Our journey to a new data warehouse

Published in

Omio Engineering

8 min readJul 20, 2020

Imagine a one-year-old travel startup that allows users to search for tickets. Some data is generated by our product but we need to survive and not focus on analytics, let’s leave it for later. Time passes and now we’re a couple of years old. We gather data into some sort of data warehouse. It’s probably MySQL or Postgres, designed by some smart pals. There are two or three main tables that we use and do not bother about the design. Who cares, it works, leave it there!

We’re about to turn four, we’re thinking about expansion and want to explore new markets. Users can book some tickets on our platform, it’s not only a search engine! There is a data warehouse designed for specific needs and it has main concepts defined and described as tables. We need to keep in mind all the filters that have to be applied. But it’s fine, our analytics department is not that big and we can explain all the edge cases and what does this strange exclude_ field mean.

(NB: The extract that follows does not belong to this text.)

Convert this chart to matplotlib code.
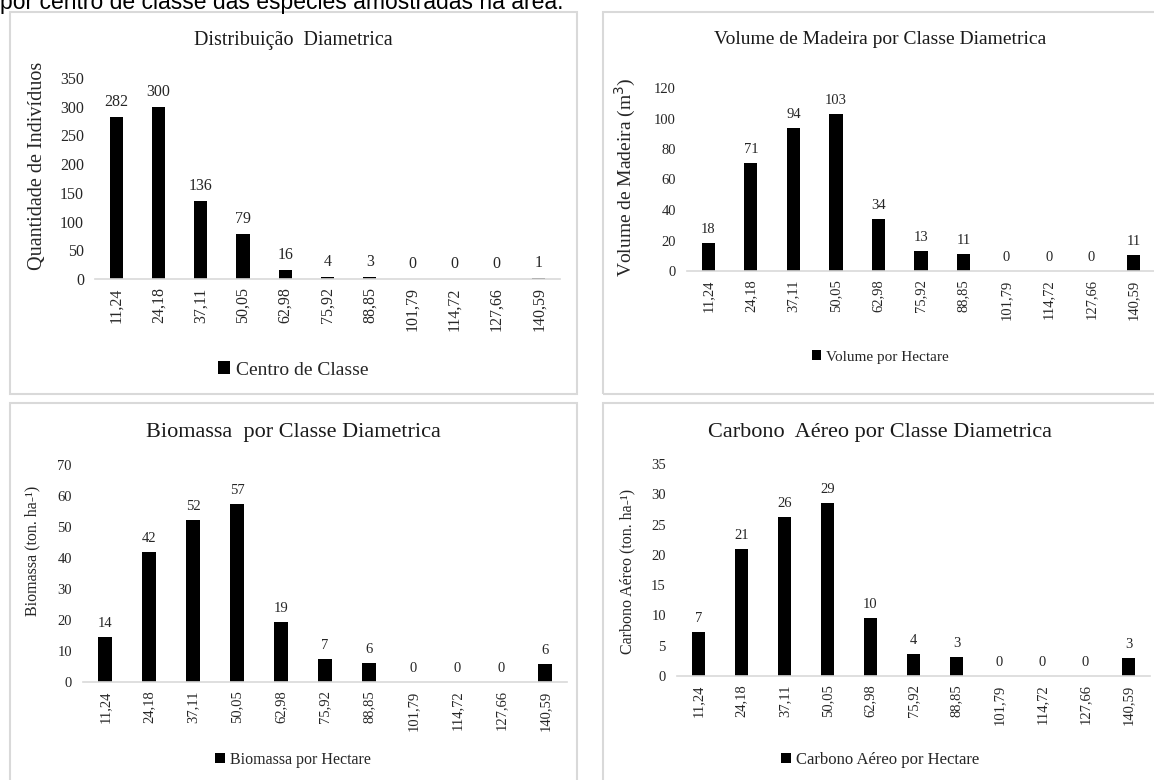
import matplotlib.pyplot as plt
from matplotlib.patches import Rectangle

W, H = 1154, 780

centros = ['11,24', '24,18', '37,11', '50,05', '62,98', '75,92', '88,85',
           '101,79', '114,72', '127,66', '140,59']
individuos = [282, 300, 136, 79, 16, 4, 3, 0, 0, 0, 1]
volume = [18.2, 70.6, 93.6, 103.2, 34.1, 13.3, 11.2, 0, 0, 0, 10.8]
biomassa = [14.4, 41.9, 52.3, 57.4, 19.3, 7.4, 6.2, 0, 0, 0, 5.9]
carbono = [7.2, 20.9, 26.2, 28.6, 9.6, 3.7, 3.2, 0, 0, 0, 2.9]

plt.rcParams['font.family'] = ['Liberation Serif', 'DejaVu Serif']
grey = '#d9d9d9'

fig = plt.figure(figsize=(W / 100, H / 100), dpi=100)


def px_axes(x0, y0, x1, y1):
    # pixel box (top-left origin) -> figure axes
    return fig.add_axes([x0 / W, 1 - y1 / H, (x1 - x0) / W, (y1 - y0) / H])


def fx(x):
    return x / W


def fy(y):
    return 1 - y / H


# bordas dos paineis
for (x0, y0, x1, y1) in [(10, 12, 577, 394), (603, 12, 1162, 394),
                         (10, 403, 577, 792), (603, 403, 1162, 792)]:
    fig.patches.append(Rectangle((fx(x0), fy(y1)), fx(x1 - x0), (y1 - y0) / H,
                                 transform=fig.transFigure, fill=False,
                                 edgecolor=grey, lw=1.5))

# texto cortado no topo (como na imagem original)
fig.text(0, fy(9), 'por centro de classe das espécies amostradas na área.',
         family='Liberation Sans', fontsize=16.5, va='baseline', ha='left')

paineis = [
    # dados, box, ylim, passo, titulo, ytitulo, legenda, fontes, (titulo x, titulo y, ylabel x, ylabel y, legenda y)
    (individuos, (95, 78, 560, 279), 350, 50, 'Distribuição  Diametrica',
     'Quantidade de Indivíduos', 'Centro de Classe',
     dict(title=14.5, ylab=14.5, tick=11.5, leg=14), (293, 40, 38, 166, 370)),
    (volume, (687, 88, 1155, 271), 120, 20, 'Volume de Madeira por Classe Diametrica',
     'Volume de Madeira (m$^3$)', 'Volume por Hectare',
     dict(title=14, ylab=14, tick=10.5, leg=11), (880, 40, 625, 177, 357)),
    (biomassa, (83, 465, 567, 682), 70, 10, 'Biomassa  por Classe Diametrica',
     'Biomassa (ton. ha-¹)', 'Biomassa por Hectare',
     dict(title=16, ylab=11.5, tick=10.5, leg=11.5), (293, 432, 32, 551, 760)),
    (carbono, (677, 464, 1150, 676), 35, 5, 'Carbono  Aéreo por Classe Diametrica',
     'Carbono Aéreo (ton. ha-¹)', 'Carbono Aéreo por Hectare',
     dict(title=16, ylab=11.5, tick=10.5, leg=12), (880, 432, 627, 571, 760)),
]

for vals, box, ymax, passo, titulo, ylab, leg, fs, (tx, ty, lx, lyy, ly) in paineis:
    ax = px_axes(*box)
    pos = range(len(centros))
    bars = ax.bar(pos, vals, width=0.31, color='black', label=leg)
    ax.set_xlim(-0.5, len(centros) - 0.5)
    ax.set_ylim(0, ymax)
    ax.set_yticks(range(0, ymax + 1, passo))
    ax.set_xticks(list(pos))
    ax.set_xticklabels(centros, rotation=90)
    ax.tick_params(axis='both', length=0, labelsize=fs['tick'], colors='#262626')
    ax.tick_params(axis='y', pad=8)
    ax.tick_params(axis='x', pad=6)
    for s in ['top', 'right', 'left']:
        ax.spines[s].set_visible(False)
    ax.spines['bottom'].set_color(grey)
    ax.spines['bottom'].set_linewidth(1.2)
    ax.set_facecolor('none')
    for b, v in zip(bars, vals):
        ax.annotate(f'{v:.0f}', (b.get_x() + b.get_width() / 2, v),
                    xytext=(0, 5), textcoords='offset points',
                    ha='center', va='bottom', fontsize=fs['tick'], color='#262626')
    fig.text(fx(tx), fy(ty), titulo, ha='center', va='center',
             fontsize=fs['title'], color='#1a1a1a')
    fig.text(fx(lx), fy(lyy), ylab, rotation=90,
             ha='center', va='center', fontsize=fs['ylab'], color='#262626')
    ax.legend(loc='center', bbox_to_anchor=(fx(tx), fy(ly)),
              bbox_transform=fig.transFigure, frameon=False,
              handlelength=0.6, handleheight=0.6, handletextpad=0.3,
              fontsize=fs['leg'], labelcolor='#262626')

fig.savefig('out.png', dpi=100)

Now we’re five years old. We allow users to book most of the available options onsite. We’re a trusted product with a strong base of loyal customers and growing engagement rates. We gathered enough data to analyze our path to this point. At that stage, we started hiring many more people each month and our teams grew quickly with many new starters. In addition to it, we need to answer more complicated analytical questions. We feel that something is wrong with our data warehouse. Designed some time ago it has a lot of information but with the product evolving it isn’t able to change accordingly due to the complexity of changes needed. It’s high time to check our data and try to model differently.

Where should we start?

Before jumping right off the boat we need to consider possible models. The first that comes into mind is a classical 3rd normal form concept(3NF).

Example of modeling the source *.JSON log to follow 3rd normal form

The idea is to decouple entities and relations between them into separate tables. It allows us to keep track of all the changes that could happen with a product by changing the corresponding table. It’s one of the basic models that you learned with SQL and business analysts are used to it. The downside is the high number of tables and the complexity of queries when you need to understand the user journey. It’s a nightmare if your product has many steps and each of them is tracked in a separate table. Thus it’s not the best solution in our case, we will have a way too many entities and relations between them are even more complex. It will cost more than we would benefit from it.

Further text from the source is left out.